Hoy hace 39 años un régimen autoritario, antidemocrático y empeñado en la perpetuación de sí mismo cometió una masacre que marcó la historia y la memoria del país. El movimiento estudiantil democrático que floreció en el verano de 1968, en demanda de apertura, fue ahogado por una cruenta represión en la que el poder civil lanzó al Ejército a matar y perseguir a jóvenes y adultos que se manifestaban en forma pacífica.
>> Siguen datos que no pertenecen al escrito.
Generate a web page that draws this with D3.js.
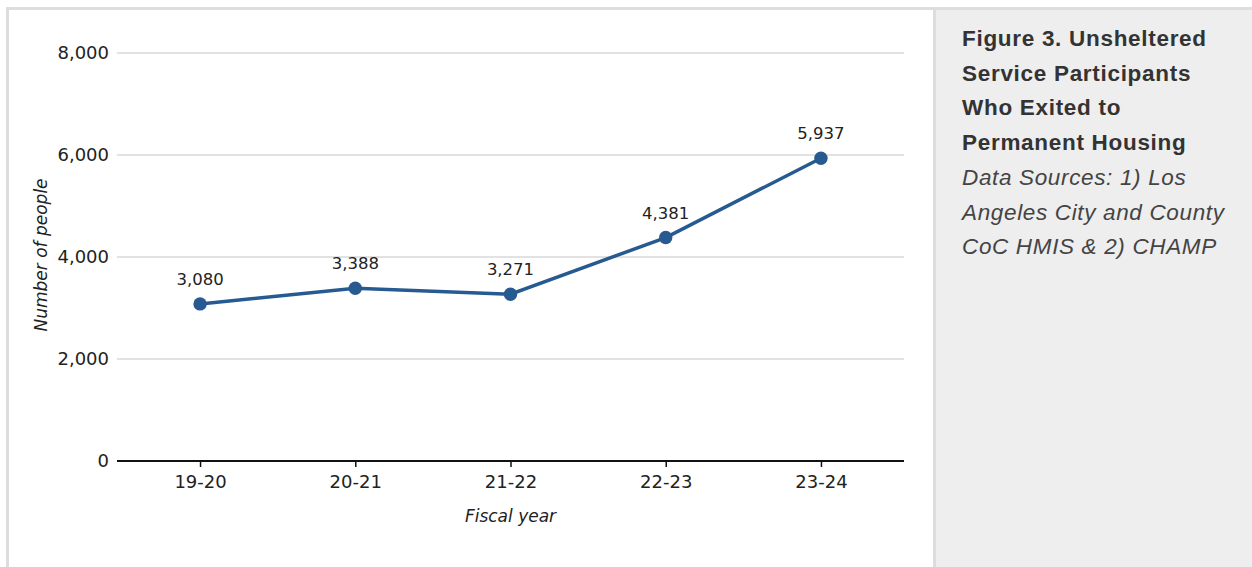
<!DOCTYPE html>
<html><head><meta charset="utf-8">
<script src="https://cdn.jsdelivr.net/npm/d3@7"></script>
<style>
html,body{margin:0;padding:0;background:#fff;}
svg{display:block;}
</style></head>
<body>
<svg id="c" width="1252" height="567"></svg>
<script>
const categories = ["19-20","20-21","21-22","22-23","23-24"];
const values = [3080, 3388, 3271, 4381, 5937];
const yTicks = [0, 2000, 4000, 6000, 8000];
const titleLines = ["Figure 3. Unsheltered","Service Participants","Who Exited to","Permanent Housing"];
const sourceLines = ["Data Sources: 1) Los","Angeles City and County","CoC HMIS & 2) CHAMP"];

const svg = d3.select("#c");
// frame
svg.append("rect").attr("x",0).attr("y",0).attr("width",1252).attr("height",567).attr("fill","#fff");
svg.append("rect").attr("x",935).attr("y",9).attr("width",317).attr("height",558).attr("fill","#eeeeee");
svg.append("rect").attr("x",6).attr("y",7).attr("width",1246).attr("height",3).attr("fill","#dddddd");
svg.append("rect").attr("x",6).attr("y",7).attr("width",3).attr("height",560).attr("fill","#dddddd");
svg.append("rect").attr("x",933).attr("y",7).attr("width",3).attr("height",560).attr("fill","#dddddd");

const x = d3.scalePoint().domain(categories).range([117,904]).padding(0.535);
const y = d3.scaleLinear().domain([0,8000]).range([461,53]);

const font = "'DejaVu Sans', sans-serif";
// gridlines
svg.append("g").selectAll("line").data(yTicks.filter(d=>d>0)).join("line")
  .attr("x1",117).attr("x2",904).attr("y1",d=>y(d)).attr("y2",d=>y(d))
  .attr("stroke","#e2e2e2").attr("stroke-width",2);

// y axis
const yAxis = d3.axisLeft(y).tickValues(yTicks).tickSize(0).tickPadding(8).tickFormat(d3.format(","));
const gy = svg.append("g").attr("transform","translate(117,0)").call(yAxis);
gy.select(".domain").remove();
gy.selectAll("text").attr("font-family",font).attr("font-size",18).attr("fill","#222");

// x axis
const xAxis = d3.axisBottom(x).tickSize(6).tickPadding(8);
const gx = svg.append("g").attr("transform","translate(0,461)").call(xAxis);
gx.select(".domain").attr("stroke","#111").attr("stroke-width",2).attr("d","M117,0H904");
gx.selectAll(".tick line").attr("stroke","#111").attr("stroke-width",1.5);
gx.selectAll("text").attr("font-family",font).attr("font-size",18).attr("fill","#222");

// axis labels
svg.append("text").attr("x",x(categories[2])).attr("y",522).attr("text-anchor","middle")
  .attr("font-family",font).attr("font-size",17).attr("font-style","italic").attr("fill","#222").text("Fiscal year");
svg.append("text").attr("transform","translate(47,255) rotate(-90)").attr("text-anchor","middle")
  .attr("font-family",font).attr("font-size",17).attr("font-style","italic").attr("fill","#222").text("Number of people");

// line
const color = "#265a91";
const line = d3.line().x((d,i)=>x(categories[i])).y(d=>y(d));
svg.append("path").datum(values).attr("d",line).attr("fill","none").attr("stroke",color).attr("stroke-width",3.5);
svg.append("g").selectAll("circle").data(values).join("circle")
  .attr("cx",(d,i)=>x(categories[i])).attr("cy",d=>y(d)).attr("r",6.7).attr("fill",color);
svg.append("g").selectAll("text").data(values).join("text")
  .attr("x",(d,i)=>x(categories[i])).attr("y",d=>y(d)-19).attr("text-anchor","middle")
  .attr("font-family",font).attr("font-size",16.5).attr("fill","#222").text(d=>d3.format(",")(d));

// side panel text
const tf = "'Liberation Sans', Arial, Helvetica, sans-serif";
svg.append("g").selectAll("text").data(titleLines).join("text")
  .attr("x",962).attr("y",(d,i)=>46+i*34.7).attr("font-family",tf).attr("font-size",22.5)
  .attr("letter-spacing",0.7).attr("font-weight","bold").attr("fill","#333").text(d=>d);
svg.append("g").selectAll("text").data(sourceLines).join("text")
  .attr("x",962).attr("y",(d,i)=>185+i*34.7).attr("font-family",tf).attr("font-size",22.5)
  .attr("letter-spacing",0.65).attr("font-style","italic").attr("fill","#444").text(d=>d);
</script>
</body></html>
La noche de Tlatelolco fue el comienzo de un ejercicio pervertido del poder público que desembocó en la creación de grupos paramilitares como los halcones –que entraron en acción el 10 de junio de 1971–, y la tristemente célebre Brigada Blanca –responsable de desapariciones y asesinatos–; en la sistematización del secuestro y la tortura, no sólo contra los integrantes de las organizaciones guerrilleras, sino también contra opositores políticos y sociales; en la penalización de la disidencia y la fabricación de delitos contra los disidentes, e incluso en la realización de vuelos de la muerte en los que se arrojó al mar a algunos de los desaparecidos.
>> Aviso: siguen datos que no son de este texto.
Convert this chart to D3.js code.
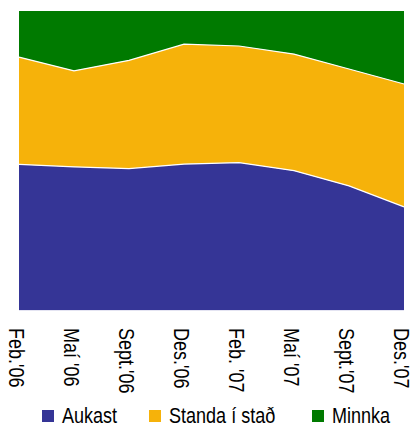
<!DOCTYPE html>
<html>
<head>
  <meta charset="utf-8">
  <script src="https://d3js.org/d3.v7.min.js"></script>
  <style>
    body { margin: 0; background: #fff; }
    text { font-family: "Liberation Sans", Arial, sans-serif; fill: #000; }
  </style>
</head>
<body>
<script>
  // data (percent of replies)
  var months = ["Feb.'06", "Maí '06", "Sept.'06", "Des.'06", "Feb. '07", "Maí '07", "Sept.'07", "Des.'07"];
  var aukast = [48.7, 47.9, 47.3, 48.8, 49.3, 46.6, 41.5, 34.5];
  var standa = [35.9, 32.1, 36.2, 40.1, 39.0, 39.0, 39.1, 41.1];
  var minnka = [15.4, 20.0, 16.5, 11.1, 11.7, 14.4, 19.4, 24.4];
  var seriesNames = ["Aukast", "Standa í stað", "Minnka"];
  var colors = ["#353596", "#f6b20a", "#007a00"];

  var width = 415, height = 427;
  var margin = {top: 11, right: 11, bottom: 117, left: 19};
  var squeeze = 0.82; // the reference font is a narrow sans

  var svg = d3.select("body").append("svg")
      .attr("width", width)
      .attr("height", height);

  var rows = months.map(function(m, i) {
    return {month: m, a: aukast[i], s: standa[i], m: minnka[i]};
  });

  var stack = d3.stack().keys(["a", "s", "m"]);
  var layers = stack(rows);

  var x = d3.scalePoint()
      .domain(months)
      .range([margin.left, width - margin.right]);

  var y = d3.scaleLinear()
      .domain([0, 100])
      .range([height - margin.bottom, margin.top]);

  var area = d3.area()
      .x(function(d) { return x(d.data.month); })
      .y0(function(d) { return y(d[0]); })
      .y1(function(d) { return y(d[1]); });

  svg.selectAll(".layer")
      .data(layers)
      .enter().append("path")
      .attr("class", "layer")
      .attr("d", area)
      .style("fill", function(d, i) { return colors[i]; });

  // white separator lines between the layers
  var line = d3.line()
      .x(function(d) { return x(d.data.month); })
      .y(function(d) { return y(d[1]); });

  svg.selectAll(".sep")
      .data(layers.slice(0, 2))
      .enter().append("path")
      .attr("class", "sep")
      .attr("d", line)
      .style("fill", "none")
      .style("stroke", "#fff")
      .style("stroke-width", 1.2);

  // thin bottom line
  svg.append("line")
      .attr("x1", margin.left).attr("x2", width - margin.right)
      .attr("y1", y(0) + 0.5).attr("y2", y(0) + 0.5)
      .style("stroke", "#e4e4f2");

  // rotated month labels
  svg.selectAll(".xlab")
      .data(months)
      .enter().append("text")
      .attr("class", "xlab")
      .attr("transform", function(d) { return "translate(" + (x(d) - 2) + "," + 328 + ") rotate(90) scale(" + squeeze + ",1)"; })
      .attr("dy", "0.35em")
      .style("font-size", "22px")
      .text(function(d) { return d; });

  // legend
  var legendX = [42, 149, 312];
  var leg = svg.selectAll(".leg")
      .data(seriesNames)
      .enter().append("g")
      .attr("class", "leg")
      .attr("transform", function(d, i) { return "translate(" + legendX[i] + ",410)"; });

  leg.append("rect")
      .attr("width", 12)
      .attr("height", 12)
      .style("fill", function(d, i) { return colors[i]; });

  leg.append("text")
      .attr("transform", "translate(20,12.5) scale(" + squeeze + ",1)")
      .style("font-size", "22px")
      .text(function(d) { return d; });
</script>
</body>
</html>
Hasta la fecha, los crímenes cometidos desde el poder durante la represión diazordacista, y luego en el contexto de la guerra sucia desatada por las presidencias de Luis Echeverría y José López Portillo, permanecen impunes. Ese solo dato indica que, más allá de las enormes transformaciones políticas, económicas y sociales experimentadas por México en las cuatro décadas transcurridas desde la masacre de Tlatelolco, se ha mantenido vigente durante los sexenios un pacto de encubrimiento y de complicidad con los represores de los años 60 y 70 del siglo pasado. En consecuencia, la conmemoración del 2 de octubre no es únicamente un homenaje a la memoria de las víctimas de aquella fecha y los años siguientes, sino expresa también un reclamo de justicia que no ha sido satisfecho y sigue siendo, por ello, plenamente vigente.
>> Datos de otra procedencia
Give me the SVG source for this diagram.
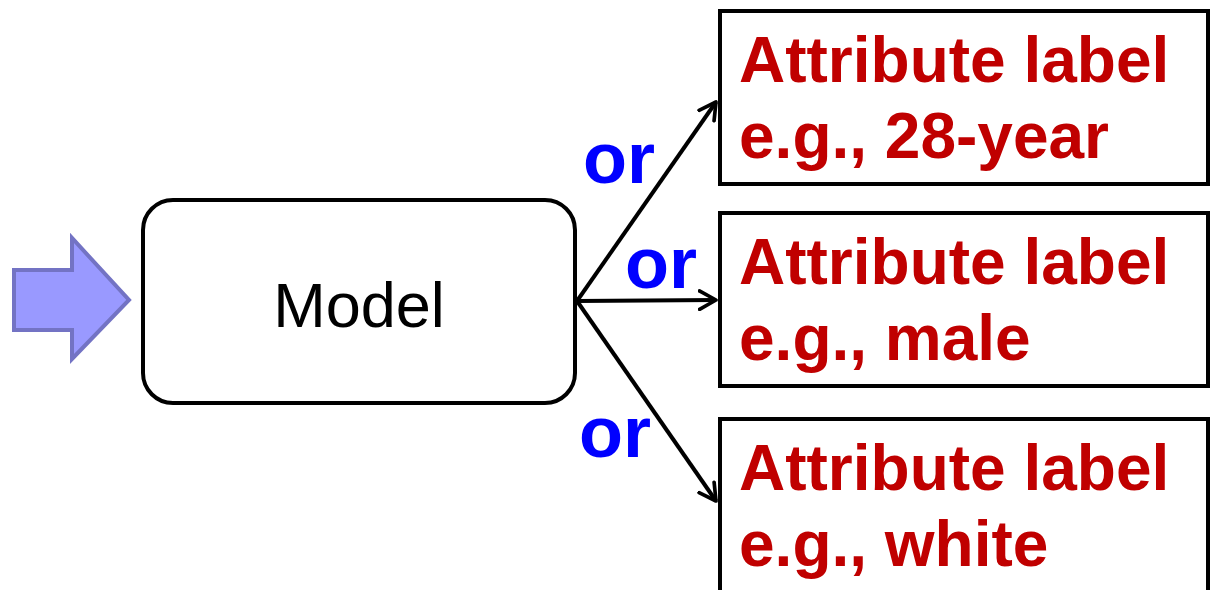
<svg xmlns="http://www.w3.org/2000/svg" width="1211" height="590" viewBox="0 0 1211 590">
<style>
.box{fill:#fff;stroke:#000;stroke-width:4}
.attr{font-family:"Liberation Sans",Arial,sans-serif;font-weight:bold;font-size:64px;fill:#C00000}
.or{font-family:"Liberation Sans",Arial,sans-serif;font-weight:bold;font-size:72px;fill:#0000FF}
.conn{stroke:#000;stroke-width:4;fill:none;marker-end:url(#ah)}
</style>
<defs>
<marker id="ah" viewBox="0 0 12 12" refX="10" refY="6" markerWidth="5.5" markerHeight="5.5" markerUnits="strokeWidth" orient="auto">
<path d="M1,1 L10,6 L1,11" fill="none" stroke="#000" stroke-width="2" stroke-linecap="round" stroke-linejoin="round"/>
</marker>
</defs>
<rect width="1211" height="590" fill="#fff"/>
<g id="input-arrow">
<polygon points="14,270 72,270 72,238 129,300 72,359 72,330 14,330" fill="#9999FF" stroke="#7373C4" stroke-width="4" stroke-linejoin="miter"/>
</g>
<g id="model">
<rect class="box" x="143" y="200" width="432" height="203" rx="30" ry="30"/>
<text x="359" y="327" font-family="Liberation Sans,Arial,sans-serif" font-size="63" text-anchor="middle" fill="#000">Model</text>
</g>
<g id="attr1">
<rect class="box" x="720" y="11" width="488" height="173"/>
<text class="attr" x="739" y="82">Attribute label</text>
<text class="attr" x="739" y="158">e.g., 28-year</text>
</g>
<g id="attr2">
<rect class="box" x="720" y="213" width="488" height="173"/>
<text class="attr" x="739" y="284">Attribute label</text>
<text class="attr" x="739" y="360">e.g., male</text>
</g>
<g id="attr3">
<rect class="box" x="720" y="419" width="488" height="190"/>
<text class="attr" x="739" y="490">Attribute label</text>
<text class="attr" x="739" y="566">e.g., white</text>
</g>
<g id="connectors">
<line class="conn" x1="577" y1="301" x2="716" y2="102"/>
<line class="conn" x1="577" y1="301" x2="716" y2="300"/>
<line class="conn" x1="577" y1="301" x2="716" y2="501"/>
<text class="or" x="583" y="183">or</text>
<text class="or" x="625" y="288">or</text>
<text class="or" x="579" y="457">or</text>
</g>
</svg>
Hay una razón más, y muchísimo más infortunada, que da actualidad al recordatorio: la persistencia exasperante de excesos represivos y de violaciones a los derechos humanos por las instancias gubernamentales. Esas lacras que habrían debido quedar en el pasado han seguido presentes tras la alternancia partidista de 2000, y de ellas dan cuenta las torturas sufridas por militantes altermundistas en mayo de 2004 en Guadalajara, cuando gobernaba Jalisco el actual secretario de Gobernación, Francisco Ramírez Acuña.
Además, la violenta represión desatada contra los habitantes de San Salvador Atenco tras los enfrentamientos en Texcoco, en mayo del año pasado, que dejó saldo de un muerto y se tradujo en la violación de varias detenidas por elementos policiales del estado de México y la Policía Federal Preventiva; los asesinatos de disidentes en el contexto de la insurgencia civil oaxaqueña; nuevos casos de agresiones sexuales y torturas a detenidos y la evidente fabricación de delitos, ya en el curso del gobierno calderonista, contra dirigentes de la Asamblea Popular de Pueblos de Oaxaca (APPO).
A los excesos y desmanes represivos y a la creciente criminalización de los movimientos sociales han de agregarse el patrón de violaciones a los derechos humanos que han dejado en diversas regiones del país los operativos policiaco-militares contra el narcotráfico, las incongruencias oficiales con que se ha pretendido explicar la muerte de la anciana Ernestina Ascensión Rosario en una localidad de la Sierra de Zongolica, Veracruz; las desapariciones de dos integrantes del Ejército Popular Revolucionario (EPR) y de un activista social michoacano, y lo que se muestra como una renovada voluntad de garantizar la impunidad de los culpables por los atropellos a los derechos fundamentales y a las garantías individuales.
En este contexto resultaba ineludible la formación, por segunda vez en el país, del Frente Nacional Contra la Represión (FNCR), anunciada anteayer por la senadora Rosario Ibarra de Piedra, defensora de los derechos humanos desde los tiempos echeverristas, con el propósito de impedir “otro baño de sangre desde los aparatos represivos del Estado”.
A la luz de las tendencias represivas en el actual gobierno, la integración de ese organismo es claramente necesaria, pero no deja de resultar desolador y vergonzoso que deba lucharse, a esas alturas, contra prácticas criminales del poder público que se niegan a desaparecer y ante las cuales toda presunción de modernidad, democracia y vigencia de la legalidad constituye un ejercicio de ficción y de frivolidad. El 2 de octubre no puede olvidarse.